The system $N_2O_4 \rightleftharpoons 2NO_2$ maintained in a closed vessel at 60°C & a pressure of 5 atm has an average (i.e. observed) molecular weight of 69. At what pressure (in atm) at the same temperature would the observed molecular weight be (230/3)?

Answer 1

4.5 atm

Answer 2

For the dissociation $N_2O_4 \rightleftharpoons 2NO_2$, the theoretical molecular weight of $N_2O_4$ is $M_{theory} = 92$ g/mol.
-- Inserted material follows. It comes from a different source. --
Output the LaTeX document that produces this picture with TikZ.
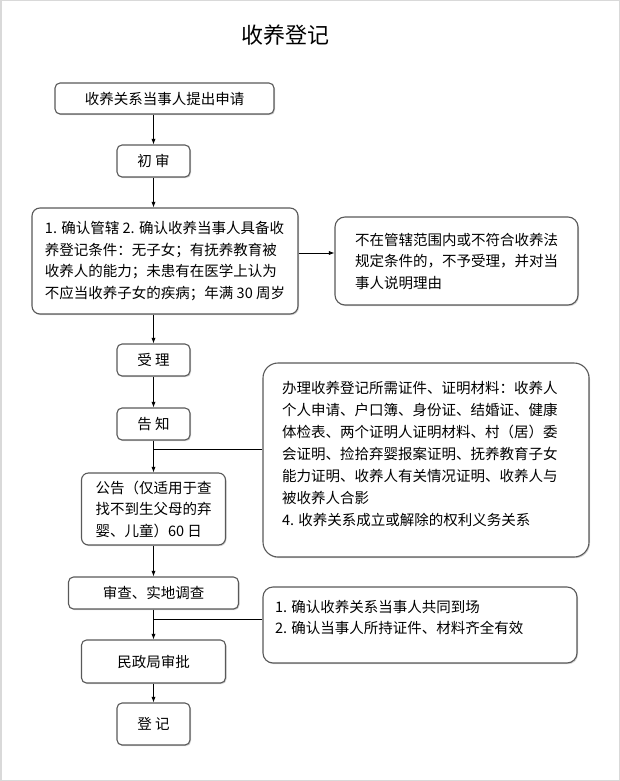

The observed molecular weight ($M_{obs}$) is related to the degree of dissociation ($\alpha$) by the formula $M_{obs} = \frac{M_{theory}}{1 + (n-1)\alpha}$. For this reaction, $n=2$, so $M_{obs} = \frac{M_{theory}}{1 + \alpha}$. This implies $1+\alpha = \frac{M_{theory}}{M_{obs}}$. In a closed vessel at constant temperature, the pressure ($P$) is directly proportional to the total number of moles, which is $n_{total} = n_0(1+\alpha)$. Thus, $P \propto (1+\alpha)$. Combining these, we get $\frac{P_1}{P_2} = \frac{1+\alpha_1}{1+\alpha_2} = \frac{M_{theory}/M_{obs,1}}{M_{theory}/M_{obs,2}} = \frac{M_{obs,2}}{M_{obs,1}}$. This simplifies to $P_1 M_{obs,1} = P_2 M_{obs,2}$. Using the given values, $5 \text{ atm} \times 69 \text{ g/mol} = P_2 \times \frac{230}{3} \text{ g/mol}$, which yields $P_2 = 4.5$ atm.